Les jeunes Allemands que j’ai rencontrés à Gœttingue, Dresde, Kœnisberg, etc., sont élevés au milieu de systèmes prétendus philosophiques qui ne sont qu’une poésie obscure et mal écrite, mais, sous le rapport moral, de la plus haute et sainte sublimité. Il me semble voir qu’ils ont hérité de leur moyen âge, non le républicanisme, la défiance et le coup de poignard, comme les Italiens, mais une forte disposition à l’enthousiasme et à la bonne foi. C’est pour cela que tous les dix ans, ils ont un nouveau grand homme qui doit effacer tous les autres (Kant, Schelling, Fichte, etc.[2]).

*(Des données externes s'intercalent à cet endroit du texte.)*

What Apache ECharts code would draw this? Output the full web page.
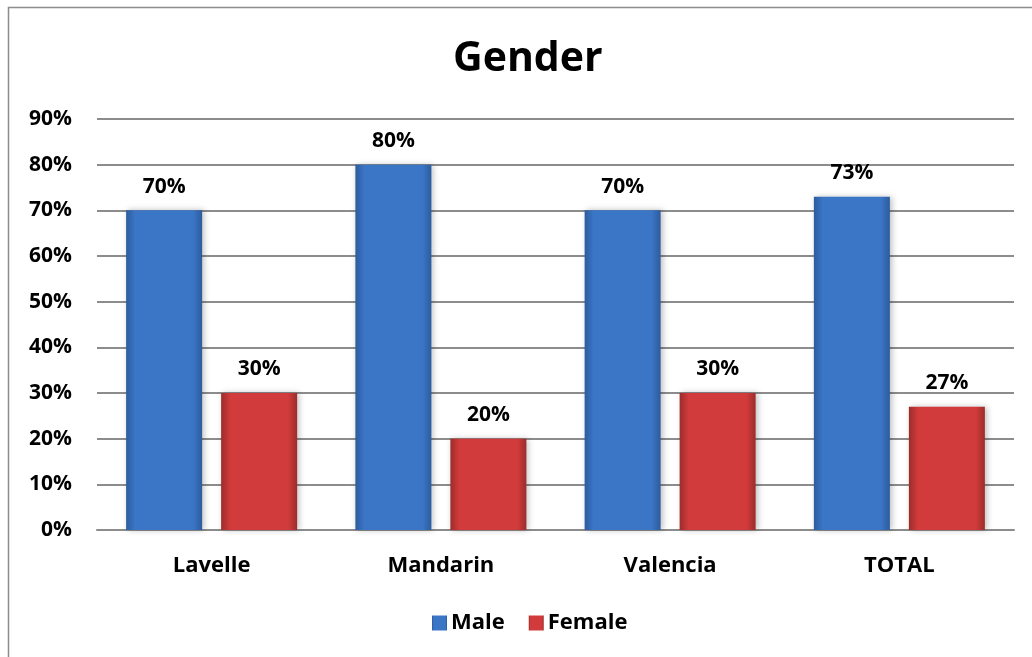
<!DOCTYPE html>
<html>
<head>
<meta charset="utf-8">
<script src="https://cdn.jsdelivr.net/npm/echarts@6/dist/echarts.min.js"></script>
<style>
  html, body { margin: 0; padding: 0; background: #fff; }
  #chart { width: 1032px; height: 657px; }
</style>
</head>
<body>
<div id="chart"></div>
<script>
// Share of respondents by gender at each site
const categories = ['Lavelle', 'Mandarin', 'Valencia', 'TOTAL'];
const maleValues = [70, 80, 70, 73];
const femaleValues = [30, 20, 30, 27];
const yTicks = [0, 10, 20, 30, 40, 50, 60, 70, 80, 90];

const FONT = '"Open Sans", Lato, sans-serif';

function bevel(edge, mid) {
  return {
    type: 'linear', x: 0, y: 0, x2: 1, y2: 0,
    colorStops: [
      { offset: 0, color: edge },
      { offset: 0.12, color: mid },
      { offset: 0.88, color: mid },
      { offset: 1, color: edge }
    ]
  };
}

const chart = echarts.init(document.getElementById('chart'), null, { renderer: 'canvas' });

const labelStyle = {
  show: true,
  position: 'top',
  distance: 13,
  formatter: p => p.value + '%',
  fontFamily: FONT,
  fontWeight: 'bold',
  fontSize: 21,
  color: '#000'
};

chart.setOption({
  backgroundColor: '#fff',
  animation: false,
  graphic: [{
    type: 'rect',
    shape: { x: 8.5, y: 7.5, width: 1040, height: 700 },
    style: { fill: 'none', stroke: '#8c8c8c', lineWidth: 1.5 },
    silent: true,
    z: -1
  }],
  title: {
    text: 'Gender',
    left: 448,
    top: 34,
    textStyle: { fontFamily: FONT, fontWeight: 'bold', fontSize: 41, color: '#000' }
  },
  legend: {
    bottom: 18,
    left: 427,
    itemWidth: 15,
    itemHeight: 15,
    itemGap: 24,
    icon: 'rect',
    textStyle: { fontFamily: FONT, fontWeight: 'bold', fontSize: 22, color: '#000', padding: [0, 0, 0, -1] },
    data: ['Male', 'Female']
  },
  grid: { left: 97, right: 18, top: 119, bottom: 127, containLabel: false },
  xAxis: {
    type: 'category',
    data: categories,
    axisTick: { show: false },
    axisLine: { lineStyle: { color: '#8c8c8c', width: 2 } },
    axisLabel: { fontFamily: FONT, fontWeight: 'bold', fontSize: 22, color: '#000', margin: 25 }
  },
  yAxis: {
    type: 'value',
    min: yTicks[0],
    max: yTicks[yTicks.length - 1],
    interval: 10,
    axisLine: { show: false },
    axisTick: { show: false },
    splitLine: { lineStyle: { color: '#8c8c8c', width: 2 } },
    axisLabel: {
      fontFamily: FONT, fontWeight: 'bold', fontSize: 21, color: '#000', margin: 25,
      formatter: v => v + '%'
    }
  },
  series: [
    {
      name: 'Male',
      type: 'bar',
      data: maleValues,
      barWidth: 76,
      barGap: '25%',
      itemStyle: {
        color: bevel('#2c5c9e', '#3b76c6'),
        shadowColor: 'rgba(0,0,0,0.25)',
        shadowBlur: 6,
        shadowOffsetX: 2
      },
      label: labelStyle
    },
    {
      name: 'Female',
      type: 'bar',
      data: femaleValues,
      barWidth: 76,
      itemStyle: {
        color: bevel('#9c2c2c', '#d23b3b'),
        shadowColor: 'rgba(0,0,0,0.25)',
        shadowBlur: 6,
        shadowOffsetX: 2
      },
      label: labelStyle
    }
  ]
});
</script>
</body>
</html>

Luther fit jadis un appel puissant au sens moral, et les Allemands se battirent trente ans de suite pour obéir à leur conscience. Belle parole et bien respectable, quelque absurde que soit la croyance ; je dis respectable même pour l’artiste. Voir les combats dans l’âme de S…[3] entre le troisième commandement de Dieu : Tu ne tueras point, et ce qu’il croyait l’intérêt de la patrie.

L’on trouve de l’enthousiasme mystique pour les femmes et l’amour jusque dans Tacite, si toutefois cet écrivain n’a pas fait uniquement une satire de Rome[4].

L’on n’a pas plutôt fait cinq cents lieues en Allemagne que l’on distingue dans ce peuple désuni et morcelé, un fond d’enthousiasme doux et tendre plutôt qu’ardent et impétueux.

Si l’on ne voyait pas bien clairement cette disposition, l’on pourrait relire trois ou quatre des romans d’Auguste la Fontaine que la jolie Louise, reine de Prusse, fit chanoine de Magdebourg, en récompense d’avoir si bien peint la vie paisible[5].

Je vois une nouvelle preuve de cette disposition commune aux Allemands, dans le code autrichien qui exige l’aveu du coupable pour la punition de presque tous les crimes. Ce code, calculé pour un peuple où les crimes sont rares et plutôt un accès de folie chez un être faible, que la suite d’un intérêt courageux, raisonné, et en guerre constante avec la société, est précisément le contraire de ce qu’il faut à l’Italie, où l’on cherche à l’implanter, mais c’est une erreur d’honnêtes gens.

J’ai vu les juges allemands en Italie se désespérer des sentences de mort, ou l’équivalent, les fers durs, qu’ils étaient obligés de prononcer sans l’aveu des coupables.

  1. Voir les Mémoires de la margrave de Bareuth, et Vingt ans de séjour à Berlin, par M. Thiébaut.
  2. Voir en 1821 leur enthousiasme pour la tragédie du Triomphe de la croix qui fait oublier Guillaume Tell.
  3. Sand. — N.D.L.E.
  4. J’ai eu le bonheur de rencontrer un homme de l’esprit le plus vif et en même temps savant comme dix savants allemands et exposant ce qu’il a découvert en termes clairs et précis. Si jamais M. F… imprime, nous verrons le moyen âge sortir brillant de lumière à nos yeux, et nous l’aimerons.
  5. Titre d’un des romans d’Auguste la Fontaine, la Vie paisible, autre grand trait des mœurs allemandes, c’est le farniente de l’Italien, c’est la critique physiologique du drosky russe ou du horseback anglais.